First: Brave Sir Robin (and his minstrels)…runs away from a three-headed knight. Next: Sir Galahad, the Chaste, sees a Grail in the mist and comes upon the Castle Anthrax, filled with young women. Lancelot rescues him from the peril; Galahad would not have minded facing the peril. Arthur and Bedevere face the Knights Who Say “Nee,” who demand a shrubbery. In the midst, we have the Tale of Sir Lancelot, who receives a note to rescue someone from a horrible wedding. Turns out it’s a young man. Lancelot gets carried away and starts hacking at guards and guests. The boy’s father lets him drop out a window, except he’s not dead. As he starts to sing a song, Lancelot beats a hasty escape. Arthur and Bedevere acquire the required shrubbery, but now the Knights want more. Except they cannot stand the word “it.” Robin joins the pair and they ride away.
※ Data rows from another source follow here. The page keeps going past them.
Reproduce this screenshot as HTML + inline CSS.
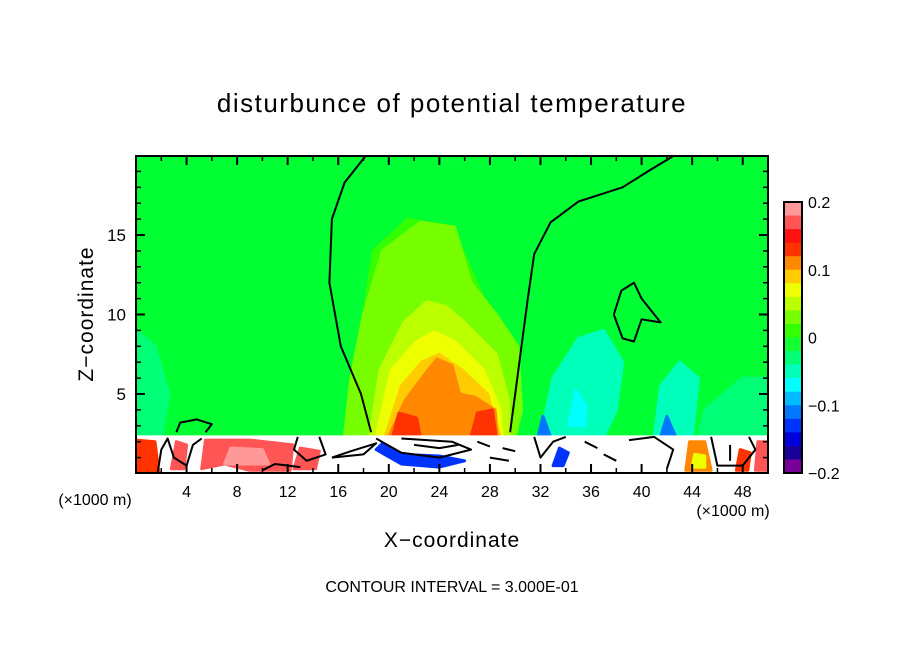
<!DOCTYPE html>
<html><head><meta charset="utf-8"><style>
body{margin:0;background:#fff;}
svg{display:block;font-family:"Liberation Sans",sans-serif;}
</style></head><body>
<svg width="904" height="654" viewBox="0 0 904 654">
<text x="452" y="112" text-anchor="middle" font-size="26" letter-spacing="1.5">disturbunce of potential temperature</text>
<defs><clipPath id="pc"><rect x="136" y="156" width="632" height="317"/></clipPath></defs>
<g id="plot" clip-path="url(#pc)"></g>
<rect x="136" y="156" width="632" height="317" fill="none" stroke="#000" stroke-width="2"/>
<g id="ticks"></g>
<g id="cbar"></g>
<text x="95" y="505" text-anchor="middle" font-size="16">(×1000 m)</text>
<text x="733" y="516" text-anchor="middle" font-size="16">(×1000 m)</text>
<text x="452" y="547" text-anchor="middle" font-size="21" letter-spacing="1">X−coordinate</text>
<text transform="translate(93,314) rotate(-90)" text-anchor="middle" font-size="21" letter-spacing="1">Z−coordinate</text>
<text x="452" y="592" text-anchor="middle" font-size="16">CONTOUR INTERVAL = 3.000E-01</text>
</svg>
<script>
const NS="http://www.w3.org/2000/svg";
const xTicks=[4,8,12,16,20,24,28,32,36,40,44,48];
const zTicks=[5,10,15];
const cbLevels=[0.2,0.1,0,-0.1,-0.2];
const cbLabels=["0.2","0.1","0","−0.1","−0.2"];
const cbColors=["#ff9999","#ff5555","#ff1111","#ff3300","#ff8800","#ffcc00","#eeff00","#bbff00","#77ff00","#33ff00","#11ff33","#00ff77","#00ffbb","#00ffff","#00bbff","#0077ff","#0033ff","#0000dd","#1a0099","#770099"];
const fillColors=["#33ff00","#77ff00","#bbff00","#eeff00","#ffcc00","#ff8800","#ff3300","#ff3300","#00ff77","#00ffbb","#00ffbb","#00ffff","#00ff77","#0077ff","#0077ff","#ffffff","#ff3300","#ff5555","#ff9999","#ff8800","#eeff00","#0033ff","#ff5555","#ff5555","#ff3300","#ff5555","#0033ff"];
const fillPolys=[
[[17.5,3],[17.8,9],[18.8,14],[21.5,16],[25,15.5],[27.5,11],[29.5,7],[30,3]],
[[16.5,2.5],[17,6],[18,10],[19.5,14],[22.5,15.8],[25.2,15.5],[26.5,12],[28.5,10],[30.2,8],[30.5,4],[30,2.3]],
[[18.5,2.3],[19.3,6.5],[21.2,9.5],[23,10.8],[24.5,10.5],[26,9.5],[28.5,7.5],[29.5,4.5],[29.5,2.3]],
[[19,2.3],[20.2,6.5],[22.2,8.3],[23.6,8.9],[25.2,8.3],[27.5,6.5],[28.8,4],[29,2.3]],
[[19.7,2.3],[21,5.5],[22.6,7],[24,7.5],[25.8,6.5],[27.8,5],[28.8,2.3]],
[[20,2.3],[21.3,4.6],[22.8,6.2],[23.8,7.2],[25,6.8],[25.6,5],[26.8,4.8],[28.4,4],[28.6,2.3]],
[[20.3,2.3],[20.8,3.8],[22.2,3.5],[22.5,2.3]],
[[26.5,2.3],[27,3.8],[28.2,4],[28.5,2.3]],
[[0,2.3],[0,9],[1.5,8],[2.6,5],[2,2.3]],
[[32,2.3],[33,6],[35,8.5],[37,9],[38.5,7],[38,4],[37,2.3]],
[[41,2.3],[41.5,5.5],[43,7],[44.5,6],[44,2.3]],
[[34.2,3],[34.8,5.2],[35.6,4.2],[35.5,3]],
[[44.5,2.3],[45,4],[48,6],[50,6],[50,2.3]],
[[31.8,2.3],[32.2,3.6],[32.8,2.3]],
[[41.5,2.3],[42,3.6],[42.7,2.3]],
[[0,0],[0,2.3],[50,2.3],[50,0]],
[[0,0.1],[0,2.1],[1.5,2],[1.8,0.1]],
[[5.2,0.3],[5.5,2.1],[9,2.1],[12.4,1.8],[12.2,0.2],[9,0.2],[7,0.6]],
[[7,0.6],[7.5,1.6],[10,1.5],[10.5,0.6]],
[[43.5,0.2],[43.8,2],[45,2],[45.5,0.2]],
[[44,0.4],[44.2,1.2],[45,1.1],[45,0.4]],
[[19,1.5],[21,0.6],[24,0.4],[26,0.8],[24,1.1],[21,1.2],[19.5,1.9]],
[[12.5,0.3],[13,1.6],[14.5,1.4],[14.2,0.3]],
[[2.8,0.3],[3.2,2],[4,1.8],[3.8,0.3]],
[[47.5,0.2],[47.8,1.5],[48.6,1.3],[48.4,0.2]],
[[49,0.2],[49.2,2],[50,2],[50,0.2]],
[[33,0.5],[33.5,1.6],[34.2,1.3],[33.8,0.5]]
];
const contourLines=[
[[18.6,2.6],[17.8,5],[16.2,8],[15.3,12],[15.5,16],[16.5,18.3],[18.2,20]],
[[29.6,2.6],[30,5],[30.5,8],[31,11],[31.5,13.8],[32.8,15.8],[35,17.1],[38.5,18],[40.5,19],[43,20.2]],
[[37.8,10],[38.4,11.5],[39.4,12],[40,11],[41.5,9.5],[40,9.7],[39.4,8.3],[38.5,8.5],[37.8,10]],
[[3.2,2.6],[3.5,3.2],[4.8,3.4],[6,3.1],[5.5,2.6]],
[[1.7,0],[2,1.5],[2.5,2.2],[3,1],[4,0.5],[4.5,1.8],[5.2,2.2]],
[[12.8,2.3],[12.5,1.5],[13.5,0.8],[15,1.2],[14.5,2.3]],
[[15.5,1],[17,1.4],[19,1.9],[18,1.2],[15.5,1]],
[[19,2.2],[21,1.3],[24,1],[26.5,1.5],[25,2],[21,2.2]],
[[22,1.8],[24,1.6],[25.5,1.8]],
[[27,2],[28,1.7]],[[29,1.6],[30,1.4]],[[28,1],[29.5,0.8]],
[[31.5,2.3],[32,1],[33,2],[34,2.3]],
[[35.5,2],[36.5,1.6]],[[37,1.2],[38,0.8]],
[[39,2.1],[41,2.3],[42.5,1.5],[42,0.3]],
[[45.5,2.3],[46,0.5],[48,0.5],[49,1.5],[48.5,2.3]],
[[47,1.8],[47,0.8]],
[[10,0.2],[11,0.6],[13,0.4]]
];
const xs=v=>136+v*12.64, zs=v=>473.5-v*15.9;
const P=(pts)=>pts.map(p=>xs(p[0]).toFixed(1)+","+zs(p[1]).toFixed(1)).join(" ");
const plot=document.getElementById("plot");
let bg=document.createElementNS(NS,"rect");
bg.setAttribute("x",136);bg.setAttribute("y",156);bg.setAttribute("width",632);bg.setAttribute("height",317);bg.setAttribute("fill","#00ff33");


plot.appendChild(bg);
fillPolys.forEach((pts,i)=>{
 const e=document.createElementNS(NS,"polygon");
 e.setAttribute("points",P(pts));e.setAttribute("fill",fillColors[i]);e.setAttribute("stroke",fillColors[i]);e.setAttribute("stroke-linejoin","round");e.setAttribute("stroke-width","3");
 
 
 plot.appendChild(e);
});
contourLines.forEach(pts=>{
 const e=document.createElementNS(NS,"polyline");
 e.setAttribute("points",P(pts));e.setAttribute("fill","none");e.setAttribute("stroke","#000");e.setAttribute("stroke-width","2");e.setAttribute("stroke-linejoin","round");
 
 
 plot.appendChild(e);
});
const tg=document.getElementById("ticks");
function line(x1,y1,x2,y2,w){const l=document.createElementNS(NS,"line");l.setAttribute("x1",x1);l.setAttribute("y1",y1);l.setAttribute("x2",x2);l.setAttribute("y2",y2);l.setAttribute("stroke","#000");l.setAttribute("stroke-width",w);


tg.appendChild(l);}
for(let k=2;k<50;k+=2){const x=xs(k),L=k%4==0?9:5,w=k%4==0?2:1.5;line(x,473,x,473-L,w);line(x,156,x,156+L,w);}
for(let k=1;k<20;k++){const y=zs(k),L=k%5==0?9:5,w=k%5==0?2:1.5;line(136,y,136+L,y,w);line(768,y,768-L,y,w);}
xTicks.forEach(v=>{const t=document.createElementNS(NS,"text");t.setAttribute("x",xs(v));t.setAttribute("y",497);t.setAttribute("text-anchor","middle");t.setAttribute("font-size","16");t.textContent=v;


tg.appendChild(t);});
zTicks.forEach(v=>{const t=document.createElementNS(NS,"text");t.setAttribute("x",126);t.setAttribute("y",zs(v)+6);t.setAttribute("text-anchor","end");t.setAttribute("font-size","17");t.textContent=v;


tg.appendChild(t);});
const cb=document.getElementById("cbar");
const cy=v=>337.5-v*677.5, h=271/cbColors.length;
cbColors.forEach((c,i)=>{const r=document.createElementNS(NS,"rect");r.setAttribute("x",784);r.setAttribute("y",202+i*h);r.setAttribute("width",18);r.setAttribute("height",h+0.5);r.setAttribute("fill",c);


cb.appendChild(r);});
const fr=document.createElementNS(NS,"rect");fr.setAttribute("x",784);fr.setAttribute("y",202);fr.setAttribute("width",18);fr.setAttribute("height",271);fr.setAttribute("fill","none");fr.setAttribute("stroke","#000");fr.setAttribute("stroke-width","2");


cb.appendChild(fr);
cbLevels.forEach((v,i)=>{const t=document.createElementNS(NS,"text");t.setAttribute("x",808);t.setAttribute("y",cy(v)+6);t.setAttribute("font-size","16");t.textContent=cbLabels[i];


cb.appendChild(t);});
</script>
</body></html>
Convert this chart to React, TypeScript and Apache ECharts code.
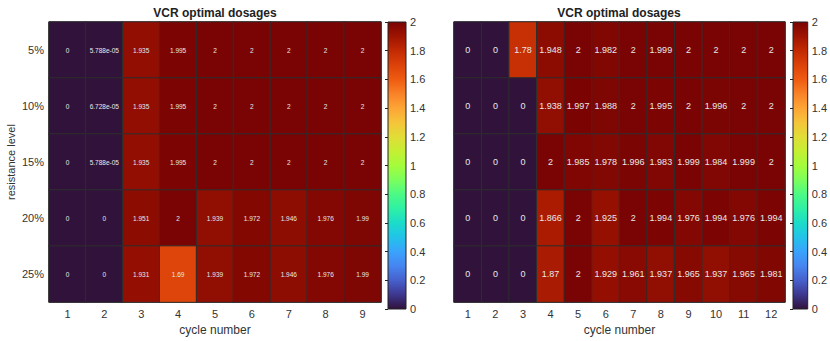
import React, { useEffect, useRef } from "react";
import * as echarts from "echarts";

const resistanceLevels = ["5%", "10%", "15%", "20%", "25%"];
const leftCycles = ["1", "2", "3", "4", "5", "6", "7", "8", "9"];
const rightCycles = ["1", "2", "3", "4", "5", "6", "7", "8", "9", "10", "11", "12"];

const leftValues: number[][] = [
  [0, 5.788e-5, 1.935, 1.995, 2, 2, 2, 2, 2],
  [0, 6.728e-5, 1.935, 1.995, 2, 2, 2, 2, 2],
  [0, 5.788e-5, 1.935, 1.995, 2, 2, 2, 2, 2],
  [0, 0, 1.951, 2, 1.939, 1.972, 1.946, 1.976, 1.99],
  [0, 0, 1.931, 1.69, 1.939, 1.972, 1.946, 1.976, 1.99],
];

const rightValues: number[][] = [
  [0, 0, 1.78, 1.948, 2, 1.982, 2, 1.999, 2, 2, 2, 2],
  [0, 0, 0, 1.938, 1.997, 1.988, 2, 1.995, 2, 1.996, 2, 2],
  [0, 0, 0, 2, 1.985, 1.978, 1.996, 1.983, 1.999, 1.984, 1.999, 2],
  [0, 0, 0, 1.866, 2, 1.925, 2, 1.994, 1.976, 1.994, 1.976, 1.994],
  [0, 0, 0, 1.87, 2, 1.929, 1.961, 1.937, 1.965, 1.937, 1.965, 1.981],
];

const colorbarTicks = { min: 0, max: 2, interval: 0.2 };

// turbo colormap samples
const turbo: [number, string][] = [
  [0.0, "#30123b"],
  [0.05, "#3e378f"],
  [0.1, "#4660cc"],
  [0.15, "#4685f0"],
  [0.2, "#3aa3fc"],
  [0.25, "#22c3e9"],
  [0.3, "#1bdcc9"],
  [0.35, "#2ff0a4"],
  [0.4, "#4cfa85"],
  [0.45, "#7cfe5c"],
  [0.5, "#a4fc3b"],
  [0.55, "#c5ef33"],
  [0.6, "#e1dd37"],
  [0.65, "#f5c43a"],
  [0.7, "#fda535"],
  [0.75, "#f98228"],
  [0.8, "#ef5b11"],
  [0.85, "#dc4209"],
  [0.9, "#c22a03"],
  [0.95, "#9f1401"],
  [1.0, "#7a0403"],
];

function fmt(v: number): string {
  if (v === 0) return "0";
  if (Math.abs(v) < 1e-4) {
    const s = v.toExponential(3);
    return s.replace(/e([+-])(\d)$/, "e$10$2");
  }
  return String(parseFloat(v.toPrecision(4)));
}

function toData(values: number[][]) {
  const out: [number, number, number][] = [];
  values.forEach((row, yi) => row.forEach((v, xi) => out.push([xi, yi, v])));
  return out;
}

const FONT = "Liberation Sans";

export default function App() {
  const ref = useRef<HTMLDivElement>(null);
  useEffect(() => {
    if (!ref.current) return;
    const chart = echarts.init(ref.current, undefined, { renderer: "svg" });
    const gradient = {
      type: "linear",
      x: 0,
      y: 1,
      x2: 0,
      y2: 0,
      colorStops: turbo.map(([o, c]) => ({ offset: o, color: c })),
    };
    const heatGrids = [
      { left: 49, top: 22, width: 332, height: 287 },
      { left: 454, top: 22, width: 331, height: 287 },
    ];
    const cbGrids = [
      { left: 388, top: 22, width: 18, height: 287 },
      { left: 793, top: 22, width: 19, height: 287 },
    ];
    const catX = (cats: string[], gi: number) => ({
      type: "category",
      gridIndex: gi,
      data: cats,
      name: "cycle number",
      nameLocation: "middle",
      nameGap: 21,
      nameTextStyle: { fontFamily: FONT, fontSize: 12, color: "#333" },
      axisLine: { show: false },
      axisTick: { show: false },
      splitLine: { show: false },
      axisLabel: { fontFamily: FONT, fontSize: 11, color: "#333", margin: 6 },
    });
    const catY = (gi: number, named: boolean) => ({
      type: "category",
      gridIndex: gi,
      data: resistanceLevels,
      inverse: true,
      name: named ? "resistance level" : "",
      nameLocation: "middle",
      nameGap: 33,
      nameTextStyle: { fontFamily: FONT, fontSize: 11, color: "#333" },
      axisLine: { show: false },
      axisTick: { show: false },
      splitLine: { show: false },
      axisLabel: { show: named, fontFamily: FONT, fontSize: 11, color: "#333", margin: 5 },
    });
    const titleStyle = { fontFamily: FONT, fontSize: 12, fontWeight: "bold", color: "#222" };
    const option: any = {
      animation: false,
      textStyle: { fontFamily: FONT },
      title: [
        { text: "VCR optimal dosages", left: 215, top: 7, padding: 0, textAlign: "center", textStyle: titleStyle },
        { text: "VCR optimal dosages", left: 619, top: 7, padding: 0, textAlign: "center", textStyle: titleStyle },
      ],
      grid: [
        ...heatGrids.map((g) => ({ ...g, show: true, borderColor: "#333", borderWidth: 1, backgroundColor: "transparent" })),
        ...cbGrids.map((g) => ({ ...g, show: true, borderColor: "#222", borderWidth: 1, backgroundColor: gradient })),
      ],
      xAxis: [
        catX(leftCycles, 0),
        catX(rightCycles, 1),
        { type: "value", gridIndex: 2, show: false },
        { type: "value", gridIndex: 3, show: false },
      ],
      yAxis: [
        catY(0, true),
        { ...catY(1, false), axisLabel: { show: false } },
        ...[2, 3].map((gi) => ({
          type: "value",
          gridIndex: gi,
          position: "right",
          min: colorbarTicks.min,
          max: colorbarTicks.max,
          interval: colorbarTicks.interval,
          axisLine: { show: false },
          axisTick: { show: true, inside: true, length: 3, lineStyle: { color: "#222" } },
          splitLine: { show: false },
          axisLabel: { fontFamily: FONT, fontSize: 11, color: "#333", margin: 4 },
        })),
      ],
      visualMap: {
        show: false,
        type: "continuous",
        min: 0,
        max: 2,
        seriesIndex: [0, 1],
        inRange: { color: turbo.map(([, c]) => c) },
      },
      series: [
        {
          type: "heatmap",
          xAxisIndex: 0,
          yAxisIndex: 0,
          data: toData(leftValues),
          itemStyle: { borderColor: "#2e2e2e", borderWidth: 1 },
          label: {
            show: true,
            fontFamily: FONT,
            fontSize: 6.5,
            color: "#e8e8e8",
            formatter: (p: any) => fmt(p.value[2]),
          },
        },
        {
          type: "heatmap",
          xAxisIndex: 1,
          yAxisIndex: 1,
          data: toData(rightValues),
          itemStyle: { borderColor: "#2e2e2e", borderWidth: 1 },
          label: {
            show: true,
            fontFamily: FONT,
            fontSize: 9,
            color: "#e8e8e8",
            formatter: (p: any) => fmt(p.value[2]),
          },
        },
      ],
    };
    chart.setOption(option);
    return () => chart.dispose();
  }, []);
  return (
    <div
      ref={ref}
      style={{ position: "absolute", left: 0, top: 0, width: 830, height: 341, background: "#fff" }}
    />
  );
}
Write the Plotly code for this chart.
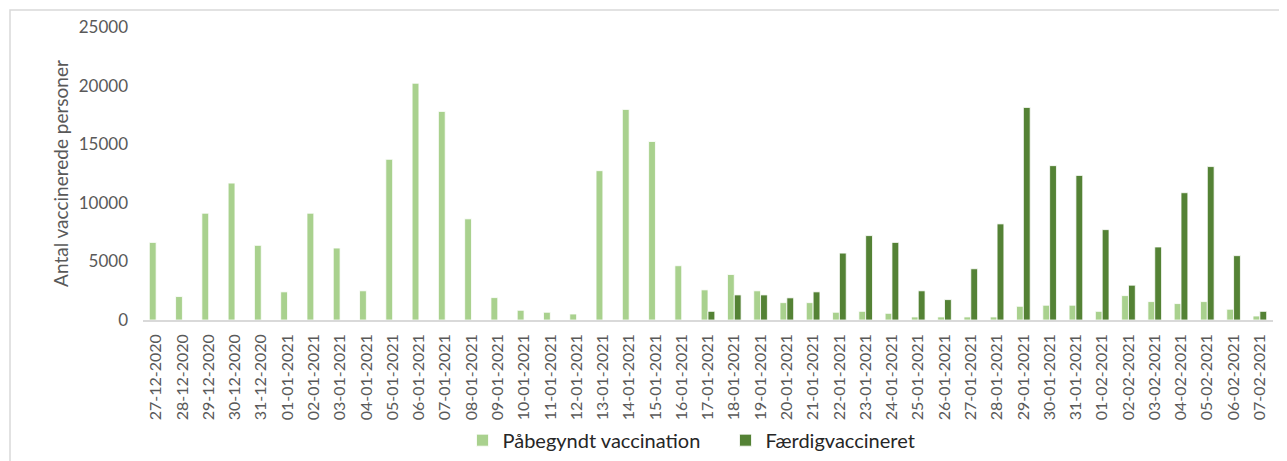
import plotly.graph_objects as go

dates = ["27-12-2020", "28-12-2020", "29-12-2020", "30-12-2020", "31-12-2020",
         "01-01-2021", "02-01-2021", "03-01-2021", "04-01-2021", "05-01-2021",
         "06-01-2021", "07-01-2021", "08-01-2021", "09-01-2021", "10-01-2021",
         "11-01-2021", "12-01-2021", "13-01-2021", "14-01-2021", "15-01-2021",
         "16-01-2021", "17-01-2021", "18-01-2021", "19-01-2021", "20-01-2021",
         "21-01-2021", "22-01-2021", "23-01-2021", "24-01-2021", "25-01-2021",
         "26-01-2021", "27-01-2021", "28-01-2021", "29-01-2021", "30-01-2021",
         "31-01-2021", "01-02-2021", "02-02-2021", "03-02-2021", "04-02-2021",
         "05-02-2021", "06-02-2021", "07-02-2021"]

paabegyndt = [6620, 2000, 9110, 11680, 6370,
              2400, 9110, 6140, 2490, 13710,
              20200, 17800, 8630, 1910, 830,
              660, 510, 12740, 17970, 15230,
              4630, 2570, 3880, 2490, 1480,
              1480, 660, 740, 570, 260,
              260, 260, 260, 1170, 1260,
              1260, 740, 2080, 1570, 1400,
              1570, 920, 340]

faerdig = [None, None, None, None, None,
           None, None, None, None, None,
           None, None, None, None, None,
           None, None, None, None, None,
           None, 740, 2140, 2140, 1890,
           2400, 5710, 7200, 6620, 2490,
           1740, 4370, 8200, 18140, 13170,
           12340, 7710, 2970, 6230, 10860,
           13090, 5490, 740]

y_ticks = [0, 5000, 10000, 15000, 20000, 25000]

FONT = "Lato, 'Open Sans', sans-serif"
GREY = "#595959"

fig = go.Figure()
fig.add_trace(go.Bar(x=dates, y=paabegyndt, name="Påbegyndt vaccination",
                     marker=dict(color="#A9D18E", line=dict(color="white", width=0.8))))
fig.add_trace(go.Bar(x=dates, y=faerdig, name="Færdigvaccineret",
                     marker=dict(color="#548235", line=dict(color="white", width=0.8))))

# page body has an 8px margin, so the figure is 8px smaller and margins shifted
fig.update_layout(
    width=1279, height=453,
    margin=dict(l=135, r=14, t=19, b=141, autoexpand=False),
    paper_bgcolor="white", plot_bgcolor="white",
    barmode="group", bargap=0.48, bargroupgap=0.0,
    font=dict(family=FONT, color=GREY),
    showlegend=True,
    legend=dict(orientation="h", x=0.5155, xanchor="center",
                yref="container", y=0.046, yanchor="middle",
                font=dict(size=20, color="#262626"), entrywidth=218, entrywidthmode="pixels"),
    shapes=[dict(type="rect", xref="paper", yref="paper",
                 x0=-0.1177, x1=1.03, y0=-0.7, y1=1.058,
                 line=dict(color="#D9D9D9", width=1.5), layer="below")],
)
fig.update_xaxes(type="category", tickangle=-90, tickfont=dict(size=16, color=GREY),
                 showline=True, linecolor="#D9D9D9", linewidth=1.5, automargin=False,
                 ticks="", showgrid=False, ticklabelstandoff=6)
fig.update_yaxes(range=[0, 25000], tickvals=y_ticks, ticktext=[str(v) for v in y_ticks],
                 showgrid=False, zeroline=False, automargin=False,
                 tickfont=dict(size=17, color=GREY), ticklabelstandoff=14,
                 title=dict(text="Antal vaccinerede personer", font=dict(size=19, color=GREY),
                            standoff=5))

fig.write_html("out.html")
Animation shows that they meet up with Lancelot and Galahad. A year passes as they search for the grail (they eat the minstrels and “there was much rejoicing”). They discover Tim the Enchanter (sounding very Scottish) who leads them to a cave, guarded by killer rabbit. Yep, killer rabbit; only defeated by the Holy Hand Grenade of Antioch (after some more running away). They discover a note inside in Aramaic, telling them where to find the Holy Grail. An animated monster, the Black Beast, chases them, but is taken out when the animator suddenly dies (lots of fourth wall breaking). Then, they’re on to the Bridge of Death, where they must answer three questions in order to cross. Typically, it’s name, their quest, and Lancelot passes when he answers with his favorite color. Robin perishes at “what is the capitol of Assyria?” Galahad messes up his favorite color. The old man falls when he asks Arthur about the “airspeed velocity of an unladen swallow.” Arthur specifies which one. On the other side (from a brief intermission), Lancelot is nowhere to be found. The modern police inspectors arrested him. amidst holy music, a Viking-like ship (it has a huge dragon head prow) appears and carries Arthur and Bedevere to a castle (looks like Eileen Donan a bit). Except the French have gotten there first.

An army appears at Arthur’s request and they get ready to charge. Only for the police to stop them and arrest the two knights. The camera falls…and that is the sudden end to the movie. Apparently, budge had a hand in the affair.

It is a funny re-telling, but I have to be in the mood to watch it. I prefer more dramatic interpretations. There’s a short Merlin fanfic that intertwines with Monty Python: The Trouble with Legends by slightlytookish.